The classroom will be especially ideal for the AFA’s monthly six-hour dementia care training.

“We’ve got this beautiful, comfortable classroom,” Fogel said. “[The training] used to be in our conference room, so now we’re able to more than double the size of professionals we can train.”

During the training, professional and familial caregivers alike receive information about understanding the illness, communication techniques, and strategies for patients from professional self-care to end-of-life care.

“We’re able to offer a lot more programming, and we’re getting a chance to be more creative in our programming,” Lauren Snedeker, one of the AFA’s licensed social workers, said.

In a new “Coffee Talk” series, the AFA will tackle issues around mental health and women in caregiving. Evening workshops, called the “Sunset Series,” will offer workshops for professional development and education. The foundation is also in the middle of developing art therapy, pet therapy, and dance therapy classes.

Fogel believes that networking is the most critical component of the AFA’s ability to serve trainees.

“Because we want folks to realize that, ‘I’m not just a social worker who’s here to get my continuing education. I’m a social worker who is a mom and a sister, and I really like to cook and craft,’” she explained.

The professionals who utilize the AFA include hospital workers, managers of geriatric care centers, social workers, recent graduates, retirees, and people working in a private healthcare practice. As the professionals in AFA’s space learn new professional techniques from each other, Fogel also wants the caregivers to learn personal skills from each other as well.

“We want folks to do that same thing when they’re working with someone with dementia,” she said. “’Cause it’s not just, ‘Oh, this is Sam, and he’s living with dementia and he likes to go to dance class,’ but ‘Oh, this is Sam and he likes to go to the dance class, and he likes to engage and you can’t stop him from dancing.’”

Understanding patients on an intimate level is part of working with Alzheimer’s patients, Fogel emphasized.

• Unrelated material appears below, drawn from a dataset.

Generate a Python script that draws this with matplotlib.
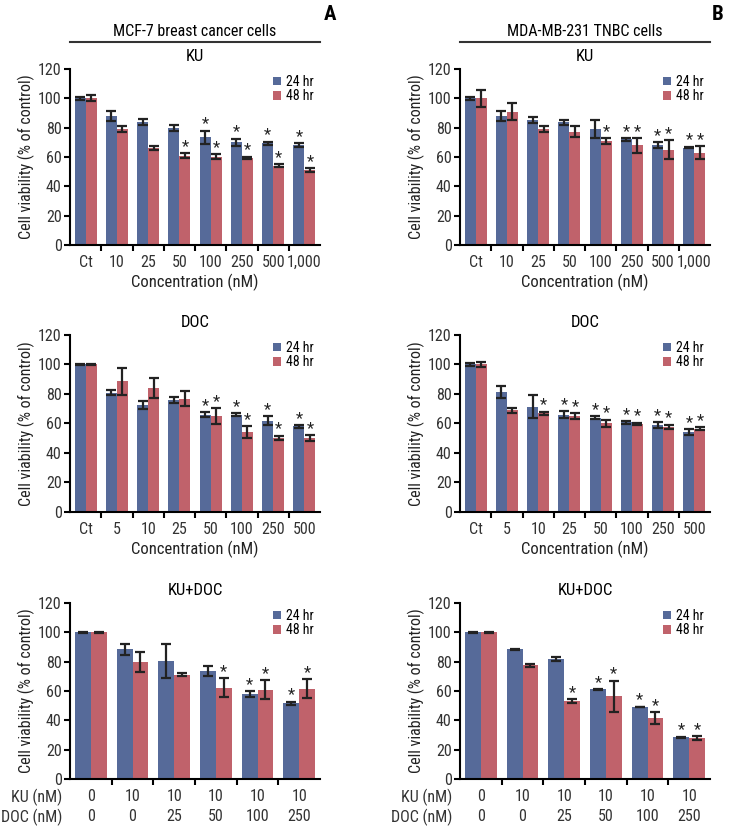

Dana Marchetti, who coordinates community relations for a licensed homecare agency based in the financial district called Senior Helpers, has used the AFA as an educational center for both her employees and her clients. Now that the foundation has more space, more workshops can be held at the foundation’s headquarters instead of being hosted somewhere else in the community.

“It’s a different way to bring everybody together and have a community education at the center,” Marchetti said. “You get to see everybody and see the social workers that you speak to on the phone.”

Marchetti’s staff take courses through the AFA and refer family members of patients to the foundation to find counseling and support groups.

“The partnership shows that we are very passionate about caring for folks who are dealing with this and helping their families who are going through this,” she explained. “We want to educate ourselves and educate the community and get as much awareness as we can to change what we need to.”

AFA employees often receive the first call from family members who suspect that they or a loved one has Alzheimer’s disease, Snedeker said.

While the AFA has its own support groups, helpline social workers will recommend resources in the local communities of those calling. Even though the foundation is based in New York, it keeps in mind the needs of professionals and caregivers who don’t live in areas with as much access to resources, Snedeker noted.

“We’re very strong advocates for person-centered care, and education in your local area is really where we try to begin,” she said. “I love what I do here because I love to have a conversation with people on my helpline to, in a natural way, understand what would be most beneficial for them.”